When you use these keyword research tools, take a look at the search volume. If a keyword has a low search volume, you won’t have much competition, but you also probably won’t get a lot of bites. These terms are infrequently used in written content because they are infrequently searched. Try to find something that has a higher search volume but one that isn’t too highly competitive. Even if these competitive keywords have a high search volume, you may be lost in the massive amounts of content vying to show up in those searches.
If you want to see how effective your focus keyword will be, consider Googling it yourself. From there, you will see the kind of results that come up and get a sense of what your target audience might be looking for. If the results you see don’t seem to fit with the topic you want to write, consider a different focus keyword. If they do, those search results can serve as research and inspiration for your own content — examples of what works and what doesn’t work.
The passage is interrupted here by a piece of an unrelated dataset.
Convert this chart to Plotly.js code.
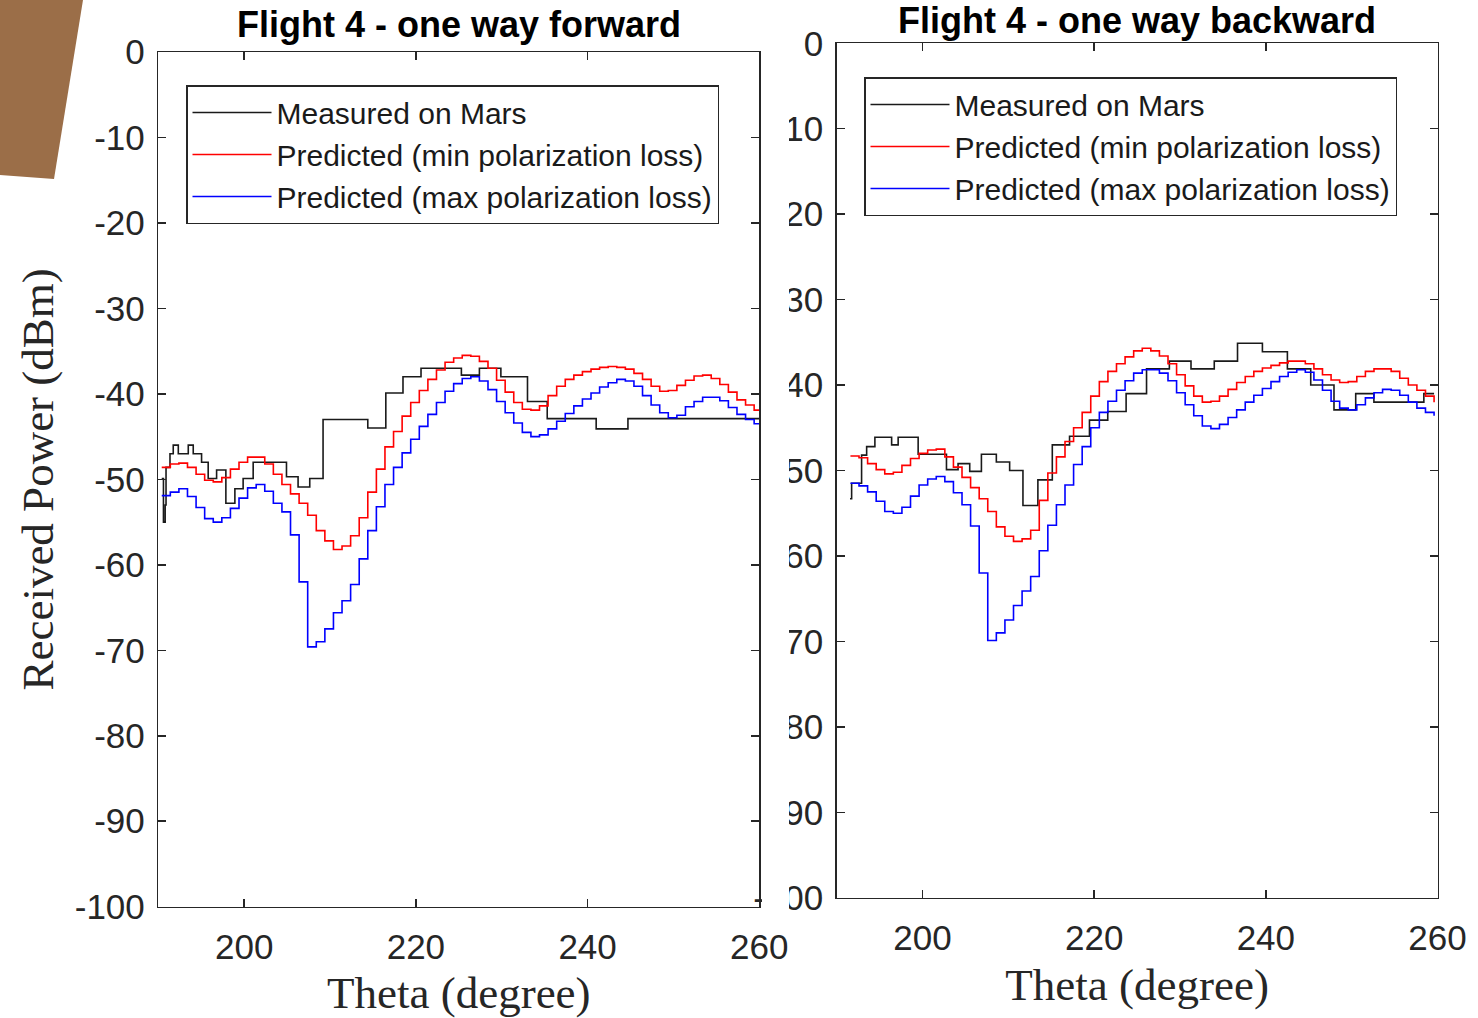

There might be a very rankable keyword out there, but if it isn’t relevant to your target audience or your topic, it won’t help you much. You ultimately want something that will rank highly on Google’s algorithm but also get the attention of your human target audience. If you only have the first, you’ll get new traffic to your sight but very little follow-up. Choosing a focus keyword irrelevant to your target audience can also make your content fall into keyword stuffing.
We’ve mentioned keyword stuffing a few times, but what is that? Keyword stuffing is the practice of trying to fit a keyword into a piece of content as many times as possible to make it rank more highly in searches. Not only does this make your content clunky and difficult to read, but it is actually penalized by Google. By stuffing your content with a repeated keyword to boost your ranking, you could actually end up doing the opposite and fall further down the rankings.
Instead, look for a focus keyword to fit into the content naturally. Something that you could use frequently but in a way that makes sense. You’ll want to have secondary keywords that are synonymous with your focus keyword so that you can further avoid keyword stuffing.
Take a look at your past content. How well did your blogs perform within searches for your focused keyword? If they didn’t perform so well, what was amiss? Try to assess your past mistakes so that you can learn from them. For instance, if you’ve had a habit of choosing keywords that are too competitive for you, try finding a less competitive focus keyword. If you choose keywords that are too obscure or generic, try to find something that is more searchable.